#### Directions for this task
How many lines of the records hold the string "chart"? Reply with the number alone.

#### Provided records
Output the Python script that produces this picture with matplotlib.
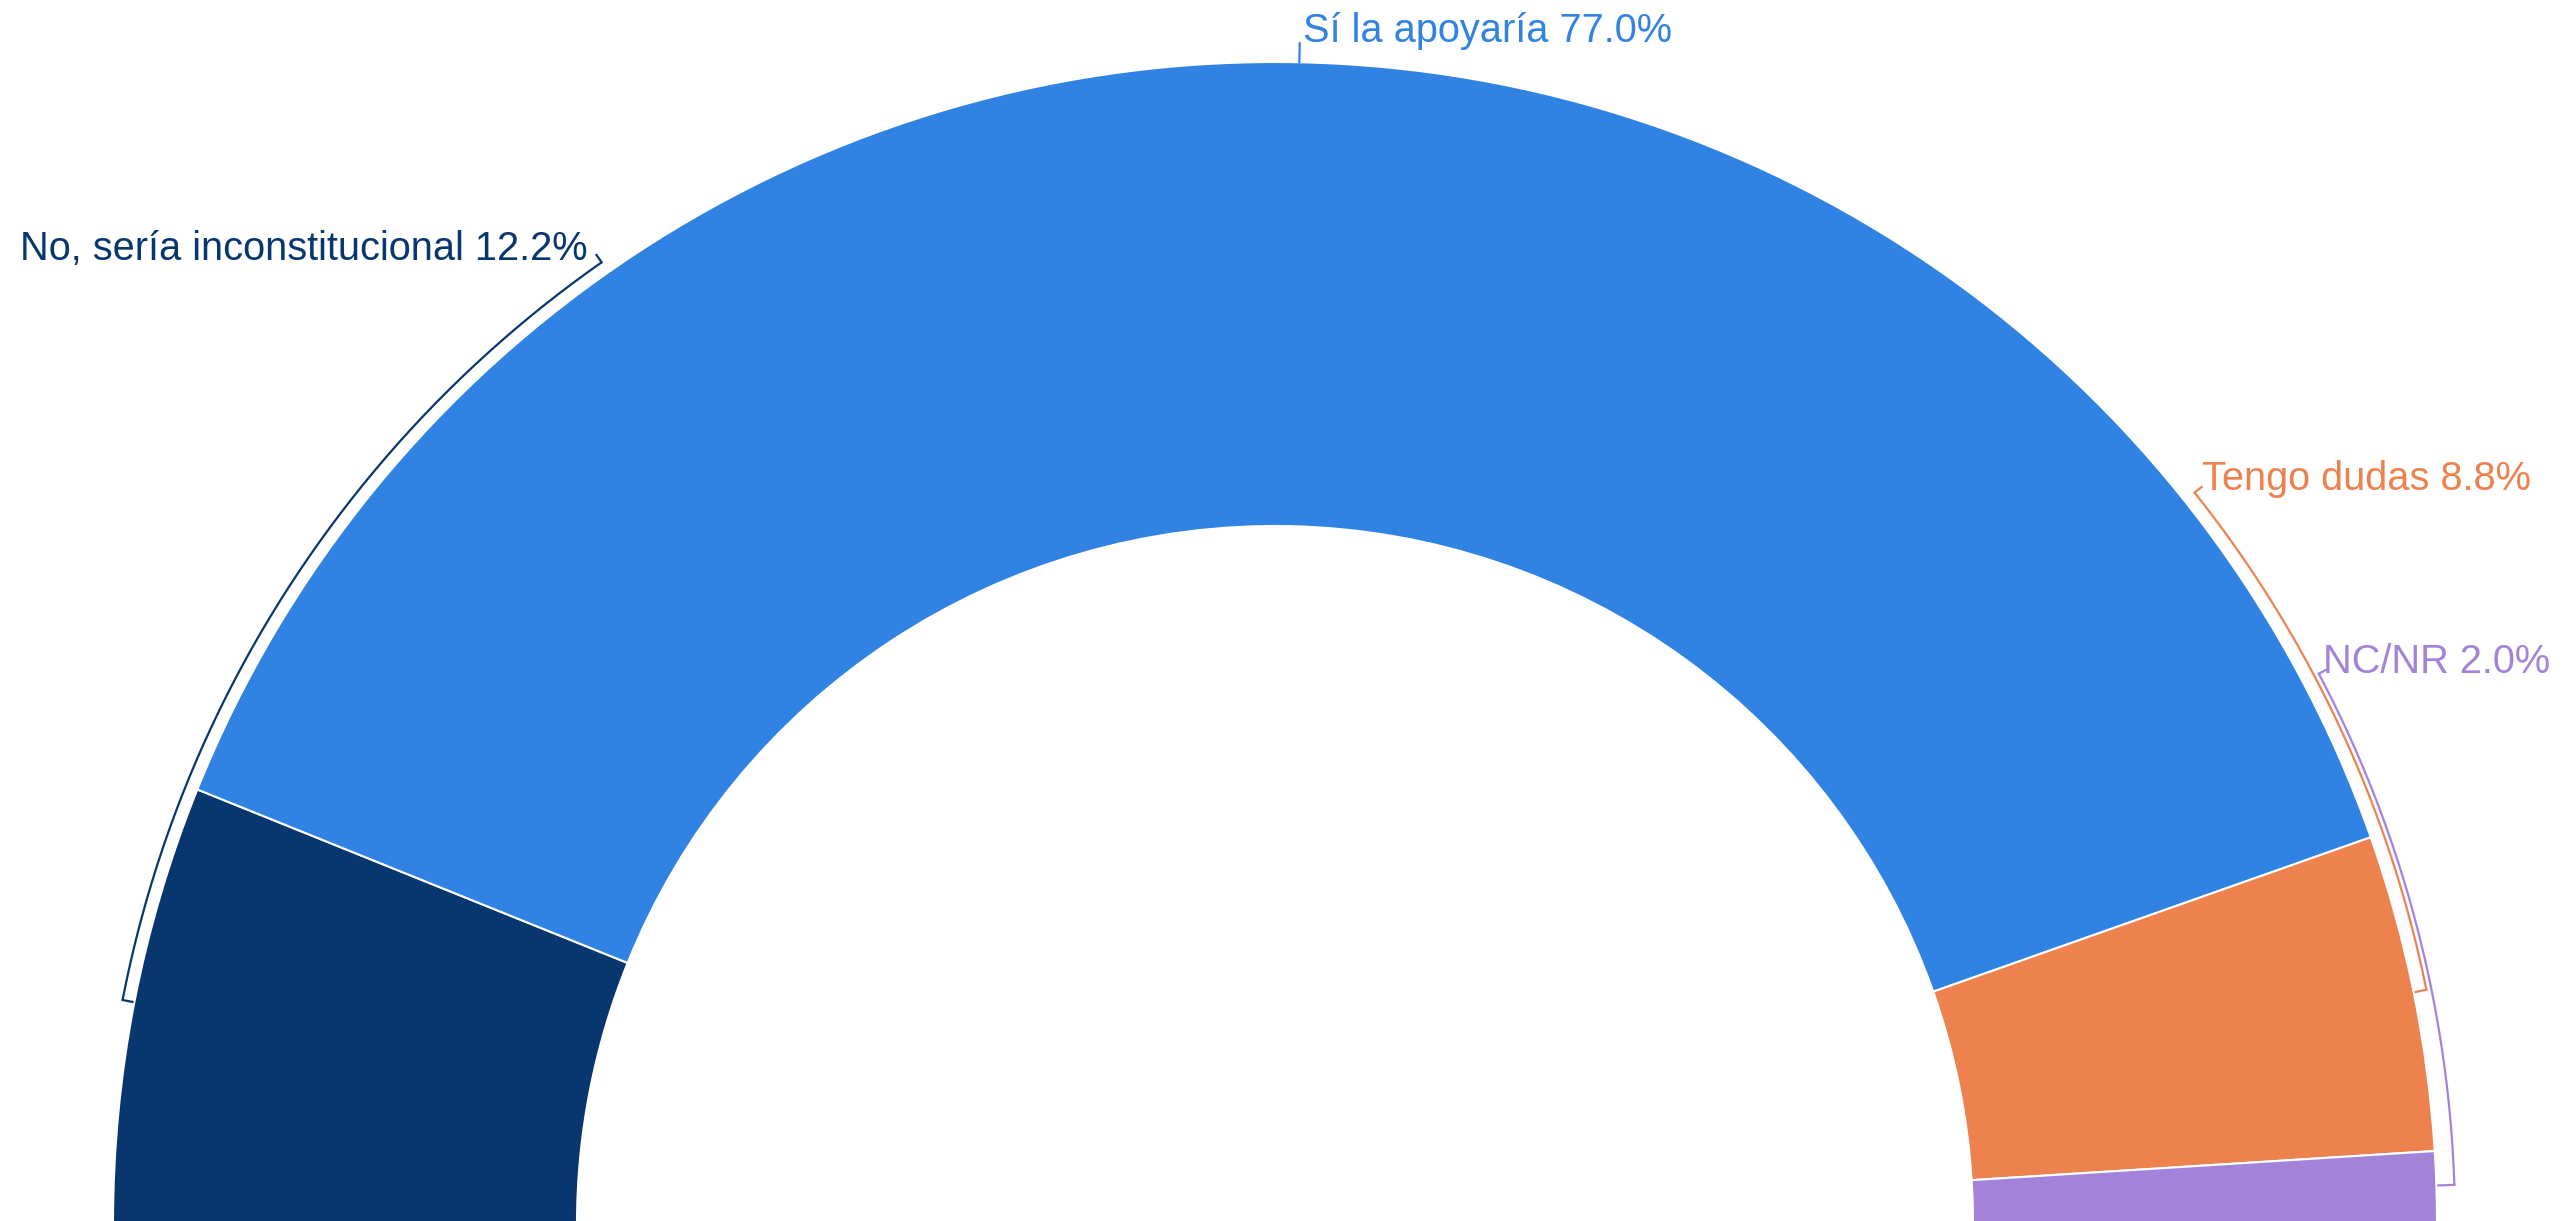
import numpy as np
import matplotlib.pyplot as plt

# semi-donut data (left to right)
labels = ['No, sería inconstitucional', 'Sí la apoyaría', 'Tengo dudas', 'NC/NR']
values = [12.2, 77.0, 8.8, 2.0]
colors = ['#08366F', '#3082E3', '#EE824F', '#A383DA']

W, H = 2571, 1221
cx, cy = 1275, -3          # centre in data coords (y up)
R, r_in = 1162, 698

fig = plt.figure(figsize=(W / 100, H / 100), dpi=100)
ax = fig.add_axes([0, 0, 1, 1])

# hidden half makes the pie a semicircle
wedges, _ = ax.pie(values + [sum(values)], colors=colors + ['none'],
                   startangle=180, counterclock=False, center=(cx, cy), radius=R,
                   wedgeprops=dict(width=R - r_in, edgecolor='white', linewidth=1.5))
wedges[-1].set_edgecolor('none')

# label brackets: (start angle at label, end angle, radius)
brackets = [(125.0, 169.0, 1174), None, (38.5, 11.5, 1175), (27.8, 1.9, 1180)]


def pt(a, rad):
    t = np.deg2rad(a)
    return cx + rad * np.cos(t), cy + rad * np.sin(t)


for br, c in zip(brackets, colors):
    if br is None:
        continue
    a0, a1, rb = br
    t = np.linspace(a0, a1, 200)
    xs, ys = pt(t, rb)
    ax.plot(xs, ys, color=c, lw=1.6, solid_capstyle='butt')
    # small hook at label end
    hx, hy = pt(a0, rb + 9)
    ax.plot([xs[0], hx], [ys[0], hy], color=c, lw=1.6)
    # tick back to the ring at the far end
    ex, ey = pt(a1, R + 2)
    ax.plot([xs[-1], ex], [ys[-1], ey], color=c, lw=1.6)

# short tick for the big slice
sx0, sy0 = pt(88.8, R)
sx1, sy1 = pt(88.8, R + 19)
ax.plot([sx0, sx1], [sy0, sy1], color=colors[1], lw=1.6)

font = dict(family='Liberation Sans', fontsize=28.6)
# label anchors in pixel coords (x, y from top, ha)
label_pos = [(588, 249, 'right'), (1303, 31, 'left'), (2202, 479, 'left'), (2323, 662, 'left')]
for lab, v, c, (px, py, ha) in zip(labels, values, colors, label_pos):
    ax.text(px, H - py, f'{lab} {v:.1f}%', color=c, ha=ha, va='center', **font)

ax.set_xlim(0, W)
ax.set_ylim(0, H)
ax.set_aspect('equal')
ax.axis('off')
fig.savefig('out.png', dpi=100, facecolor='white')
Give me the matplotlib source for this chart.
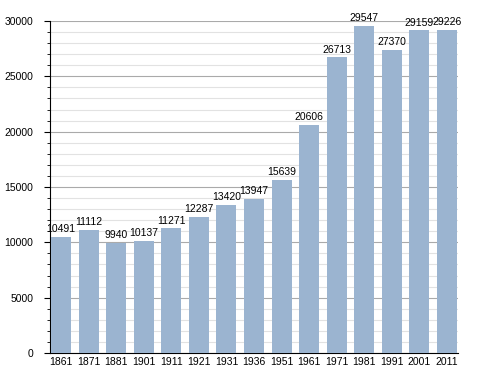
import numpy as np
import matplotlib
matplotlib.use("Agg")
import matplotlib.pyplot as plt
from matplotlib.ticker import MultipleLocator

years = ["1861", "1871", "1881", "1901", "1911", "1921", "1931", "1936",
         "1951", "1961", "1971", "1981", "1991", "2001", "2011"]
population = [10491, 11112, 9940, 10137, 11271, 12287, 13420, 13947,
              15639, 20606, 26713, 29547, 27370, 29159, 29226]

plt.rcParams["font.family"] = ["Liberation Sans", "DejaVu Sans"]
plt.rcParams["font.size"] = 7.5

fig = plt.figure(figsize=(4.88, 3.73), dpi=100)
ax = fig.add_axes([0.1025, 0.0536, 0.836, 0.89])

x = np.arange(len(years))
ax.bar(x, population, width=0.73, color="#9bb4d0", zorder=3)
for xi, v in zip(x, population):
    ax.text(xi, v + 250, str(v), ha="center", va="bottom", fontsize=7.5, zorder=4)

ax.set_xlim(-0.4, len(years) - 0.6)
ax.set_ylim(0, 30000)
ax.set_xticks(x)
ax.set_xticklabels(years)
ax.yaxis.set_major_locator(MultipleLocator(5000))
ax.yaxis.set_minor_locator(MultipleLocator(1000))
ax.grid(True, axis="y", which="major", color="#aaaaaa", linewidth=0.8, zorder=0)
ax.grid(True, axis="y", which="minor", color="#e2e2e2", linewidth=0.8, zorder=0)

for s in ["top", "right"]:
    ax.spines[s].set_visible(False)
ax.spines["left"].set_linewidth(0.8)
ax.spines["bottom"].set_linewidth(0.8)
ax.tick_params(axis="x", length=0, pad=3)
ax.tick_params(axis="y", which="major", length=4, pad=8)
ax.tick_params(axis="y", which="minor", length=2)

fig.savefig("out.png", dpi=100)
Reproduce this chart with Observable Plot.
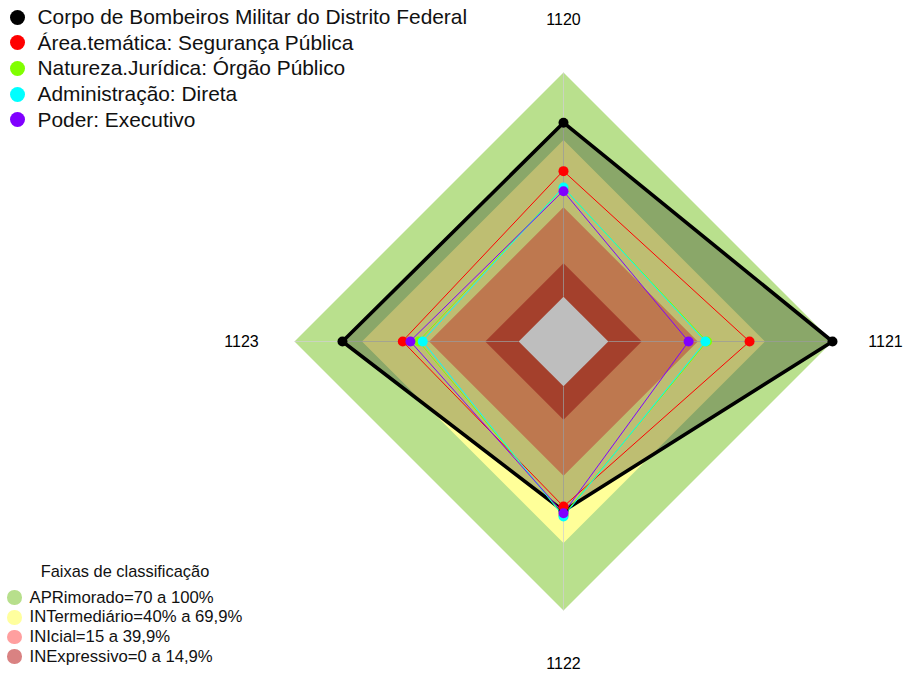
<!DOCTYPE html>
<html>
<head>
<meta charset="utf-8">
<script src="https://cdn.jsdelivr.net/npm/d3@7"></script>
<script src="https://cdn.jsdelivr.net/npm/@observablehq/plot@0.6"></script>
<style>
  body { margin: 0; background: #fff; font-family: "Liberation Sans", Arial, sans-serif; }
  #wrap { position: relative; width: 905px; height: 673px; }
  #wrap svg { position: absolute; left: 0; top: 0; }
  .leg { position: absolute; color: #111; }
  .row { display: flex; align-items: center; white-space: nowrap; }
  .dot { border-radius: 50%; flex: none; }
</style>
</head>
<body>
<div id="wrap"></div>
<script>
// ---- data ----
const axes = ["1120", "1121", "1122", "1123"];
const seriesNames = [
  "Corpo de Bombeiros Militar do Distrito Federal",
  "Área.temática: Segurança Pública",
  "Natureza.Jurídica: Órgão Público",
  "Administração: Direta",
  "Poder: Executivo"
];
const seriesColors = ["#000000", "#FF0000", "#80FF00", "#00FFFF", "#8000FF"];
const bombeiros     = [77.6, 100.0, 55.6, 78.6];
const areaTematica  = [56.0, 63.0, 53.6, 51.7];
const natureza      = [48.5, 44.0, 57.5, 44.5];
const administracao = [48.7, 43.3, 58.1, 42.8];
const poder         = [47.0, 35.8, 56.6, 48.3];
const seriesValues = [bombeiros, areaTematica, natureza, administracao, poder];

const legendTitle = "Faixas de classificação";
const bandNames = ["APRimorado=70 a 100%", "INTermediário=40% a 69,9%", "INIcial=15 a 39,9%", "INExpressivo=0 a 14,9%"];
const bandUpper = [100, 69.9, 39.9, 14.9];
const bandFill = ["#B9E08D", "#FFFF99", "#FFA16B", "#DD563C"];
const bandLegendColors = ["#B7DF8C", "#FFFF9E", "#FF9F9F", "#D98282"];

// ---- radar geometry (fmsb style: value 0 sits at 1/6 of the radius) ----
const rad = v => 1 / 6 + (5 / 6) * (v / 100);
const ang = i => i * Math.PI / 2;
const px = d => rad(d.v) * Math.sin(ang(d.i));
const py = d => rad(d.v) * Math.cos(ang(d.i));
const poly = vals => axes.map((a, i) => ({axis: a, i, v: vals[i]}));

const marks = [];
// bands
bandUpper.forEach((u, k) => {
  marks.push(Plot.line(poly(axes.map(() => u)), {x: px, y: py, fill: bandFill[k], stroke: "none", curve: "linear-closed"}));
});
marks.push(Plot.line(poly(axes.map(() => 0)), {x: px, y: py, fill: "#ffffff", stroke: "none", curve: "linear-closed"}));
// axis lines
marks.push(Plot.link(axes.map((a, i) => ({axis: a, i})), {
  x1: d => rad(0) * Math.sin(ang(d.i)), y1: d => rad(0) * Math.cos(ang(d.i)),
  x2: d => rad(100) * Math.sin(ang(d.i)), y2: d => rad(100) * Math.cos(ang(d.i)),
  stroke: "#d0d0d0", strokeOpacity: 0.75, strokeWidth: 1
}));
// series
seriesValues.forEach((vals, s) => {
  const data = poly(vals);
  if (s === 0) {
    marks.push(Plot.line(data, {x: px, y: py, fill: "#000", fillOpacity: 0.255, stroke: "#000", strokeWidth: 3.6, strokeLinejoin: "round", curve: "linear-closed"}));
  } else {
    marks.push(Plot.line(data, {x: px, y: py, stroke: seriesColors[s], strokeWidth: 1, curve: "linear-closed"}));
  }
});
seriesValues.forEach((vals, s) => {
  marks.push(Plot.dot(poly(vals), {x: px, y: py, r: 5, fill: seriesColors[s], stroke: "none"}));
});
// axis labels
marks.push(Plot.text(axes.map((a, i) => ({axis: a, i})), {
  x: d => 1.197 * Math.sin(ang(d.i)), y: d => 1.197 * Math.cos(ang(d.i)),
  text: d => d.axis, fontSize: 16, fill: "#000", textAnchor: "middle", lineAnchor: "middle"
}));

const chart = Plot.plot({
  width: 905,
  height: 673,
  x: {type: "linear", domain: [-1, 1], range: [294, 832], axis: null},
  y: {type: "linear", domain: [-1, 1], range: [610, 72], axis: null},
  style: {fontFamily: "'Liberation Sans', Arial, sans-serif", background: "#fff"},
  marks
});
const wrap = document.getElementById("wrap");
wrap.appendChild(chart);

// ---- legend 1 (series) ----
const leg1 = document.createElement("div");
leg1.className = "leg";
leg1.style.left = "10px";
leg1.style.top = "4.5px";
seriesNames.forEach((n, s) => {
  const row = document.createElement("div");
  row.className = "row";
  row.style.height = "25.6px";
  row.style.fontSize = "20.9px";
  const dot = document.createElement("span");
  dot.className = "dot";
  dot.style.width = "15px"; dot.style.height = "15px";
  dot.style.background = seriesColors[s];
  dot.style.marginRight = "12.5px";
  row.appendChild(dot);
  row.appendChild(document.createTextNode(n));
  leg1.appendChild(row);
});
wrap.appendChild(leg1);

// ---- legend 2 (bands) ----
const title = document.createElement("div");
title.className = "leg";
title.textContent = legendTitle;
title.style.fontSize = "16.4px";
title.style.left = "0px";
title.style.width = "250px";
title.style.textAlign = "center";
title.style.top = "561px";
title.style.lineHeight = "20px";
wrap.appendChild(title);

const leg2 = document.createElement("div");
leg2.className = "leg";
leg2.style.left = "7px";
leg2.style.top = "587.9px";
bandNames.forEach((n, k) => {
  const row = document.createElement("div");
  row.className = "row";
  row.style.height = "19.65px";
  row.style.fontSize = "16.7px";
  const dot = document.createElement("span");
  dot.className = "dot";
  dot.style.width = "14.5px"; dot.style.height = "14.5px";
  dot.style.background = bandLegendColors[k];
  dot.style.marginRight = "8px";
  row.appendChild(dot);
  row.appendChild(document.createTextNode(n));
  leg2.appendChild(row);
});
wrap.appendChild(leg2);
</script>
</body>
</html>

#### Solution for this problem
4